Battery powered temperature sensors are designed to achieve a 10 year battery life, reporting data every 15 minutes under normal conditions.
A pulse counter’s battery life will depend on the reporting interval (i.e. how often it sends data to the Gateway) but also the frequency of the pulse signal it is monitoring – if a low-frequency pulse is being monitored (usually 1 pulse per m3 of gas or water), then a 10 year battery life is achievable.
For more information please contact us.
EpiSensor’s Gateway has a static IP address of 172.31.255.1 by default. To export data to a server on the Internet, the Gateway will need to be joined to a LAN that has Internet access. The following guide should help you configure this:
Do you have access to your (wi-fi) router? If so, log in and check the “DHCP client list” page. This page lists the devices that have been assigned an IP address by the DHCP server within the router. Accessing the page will be slightly different on each router – please consult your router’s documentation for more information.
We will need to configure the EpiSensor Gateway for DHCP as follows:
(1) Connect the Gateway to a computer with an Ethernet cable in the normal way – Log in, and click on Settings > Ethernet
(2) Note the “MAC Address” of the Ethernet adapter – it should look like this: c8:a0:30:ad:2a:50
(3) Click ‘Enable DHCP’ and then click ‘Save Changes’. After saving this form, your EpiSensor Gateway will restart and DHCP mode will be enabled.
(4) Connect the EpiSensor Gateway via Ethernet to your router, and check the DHCP client list again (you may need to wait a few minutes for the Gateway to restart, and then refresh the page).

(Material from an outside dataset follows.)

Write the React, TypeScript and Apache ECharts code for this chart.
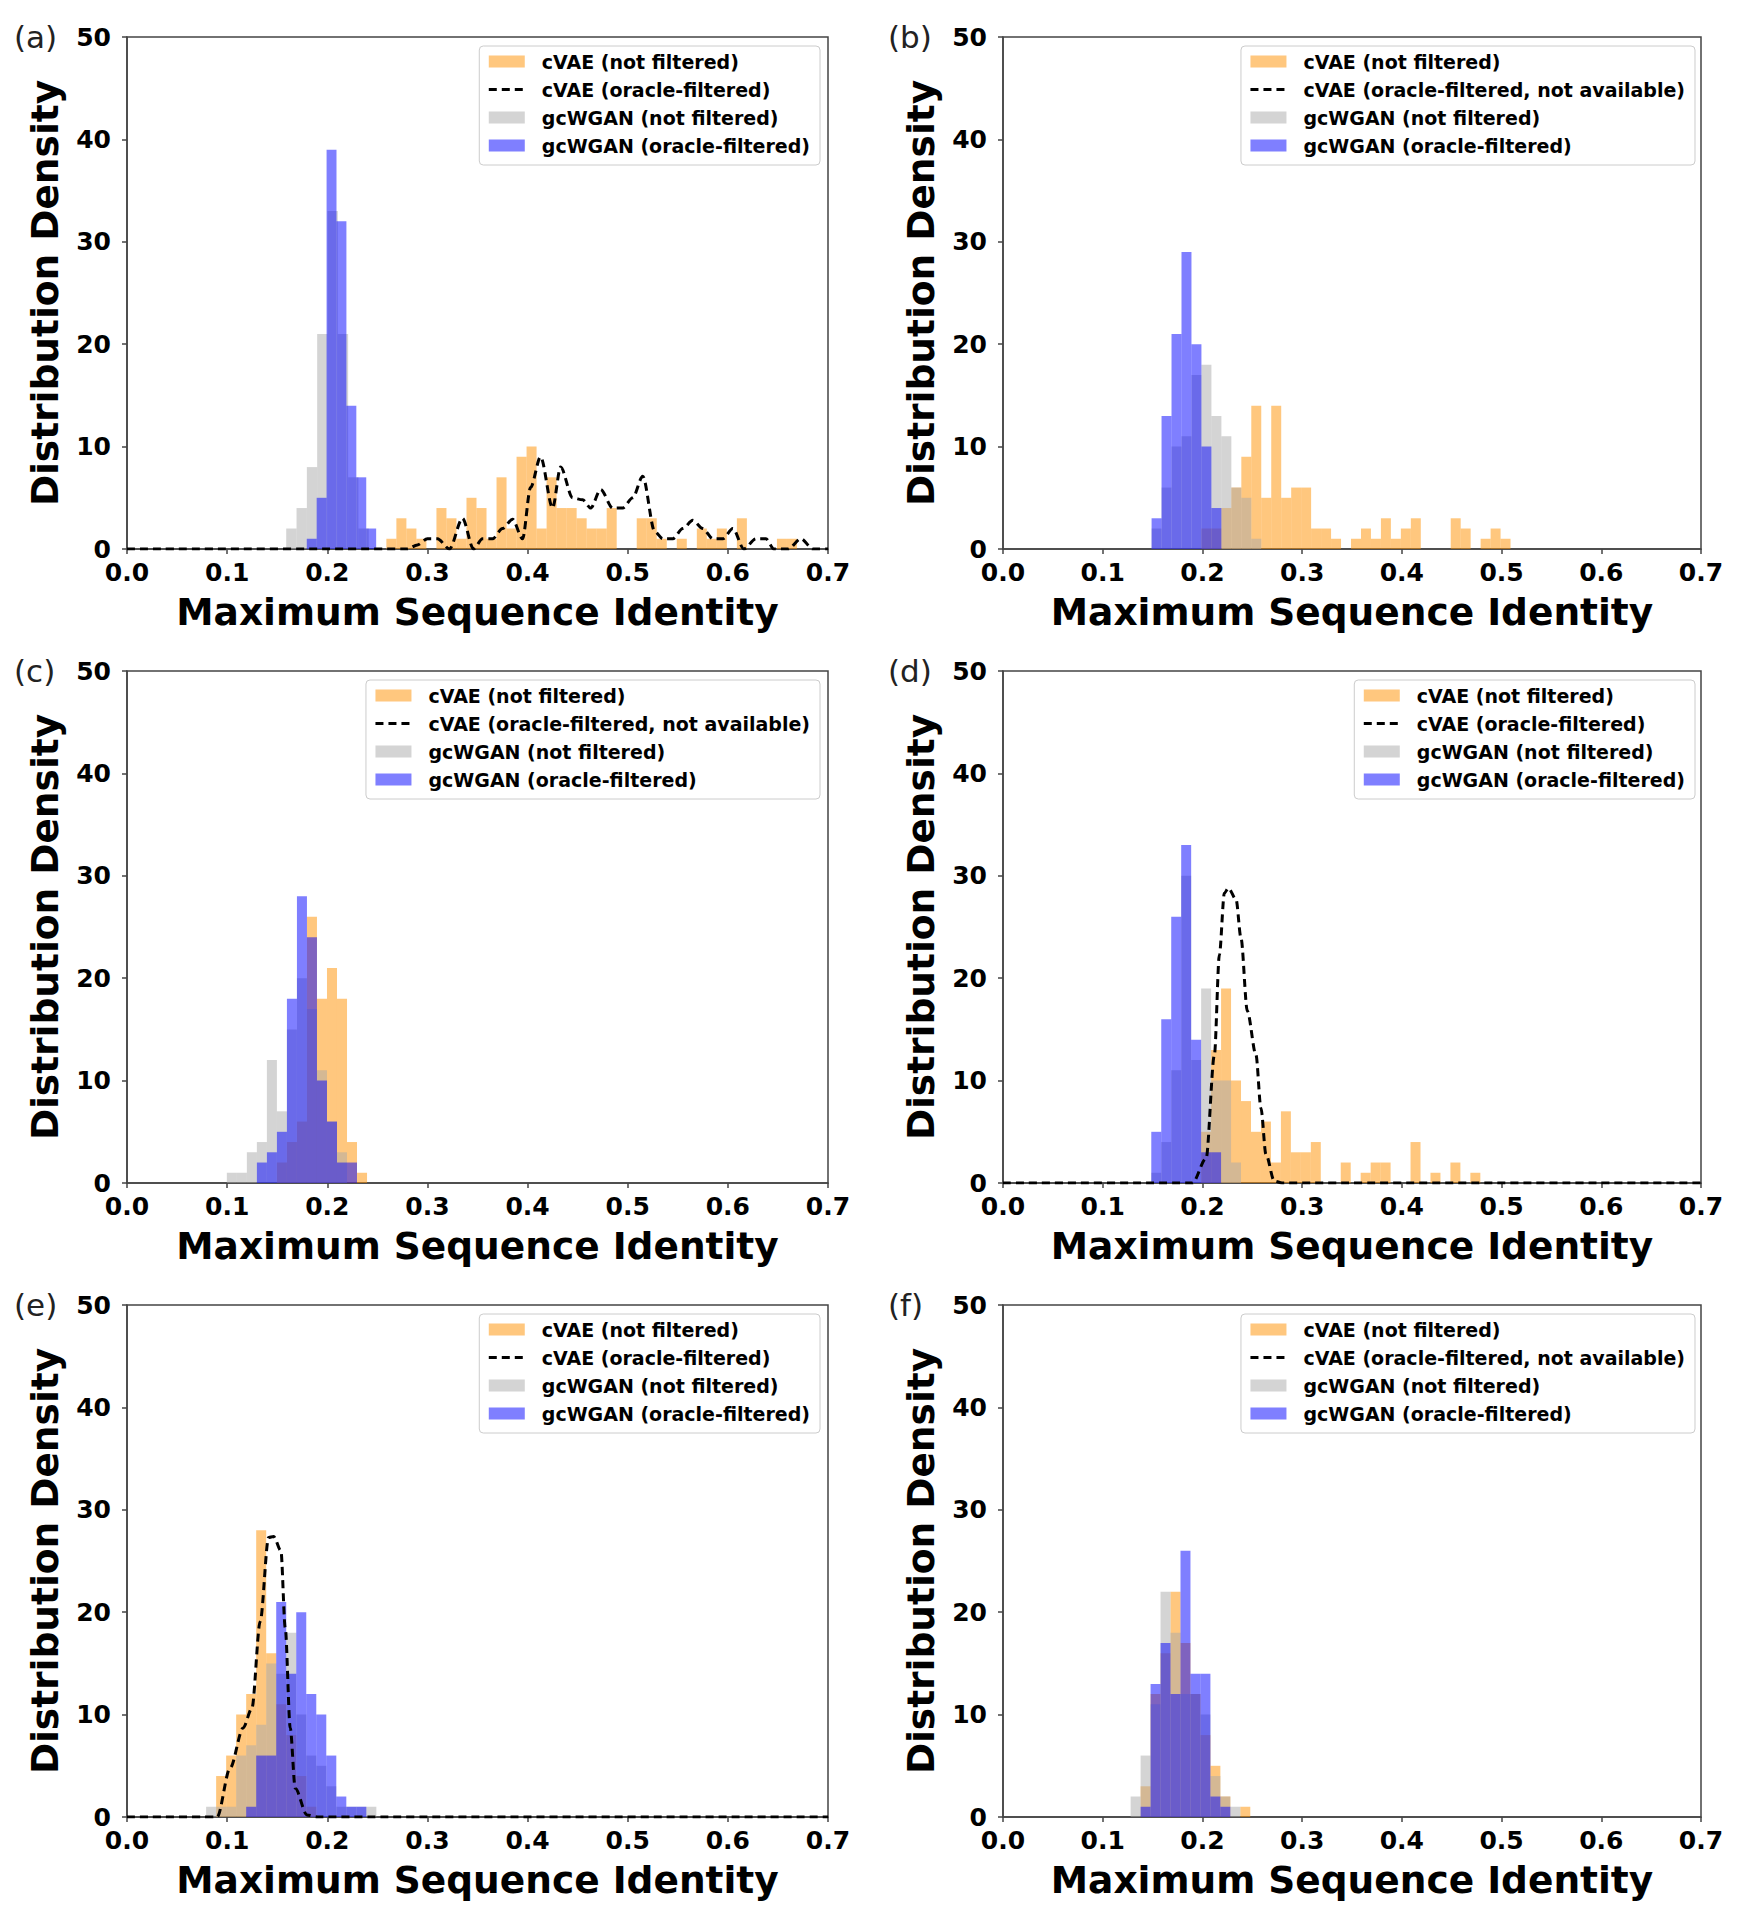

You should see an entry in the DHCP client list for the EpiSensor Gateway (check that the MAC address matches that of the EpiSensor Gateway noted in Step 2 above). Note the IP address that has been assigned to the EpiSensor Gateway by the DHCP server.
(5) Copy the IP address, and type the following address in a web browser on a computer that’s connected to the same router as the EpiSensor Gateway: http://192.168.2.123:8081/ (replace 192.168.2.123 with the IP address the Gateway has been assigned).
You should now see the Gateway’s login screen. If your computer has Internet access, the Gateway should also have Internet access and will be able to export data to the FTP server.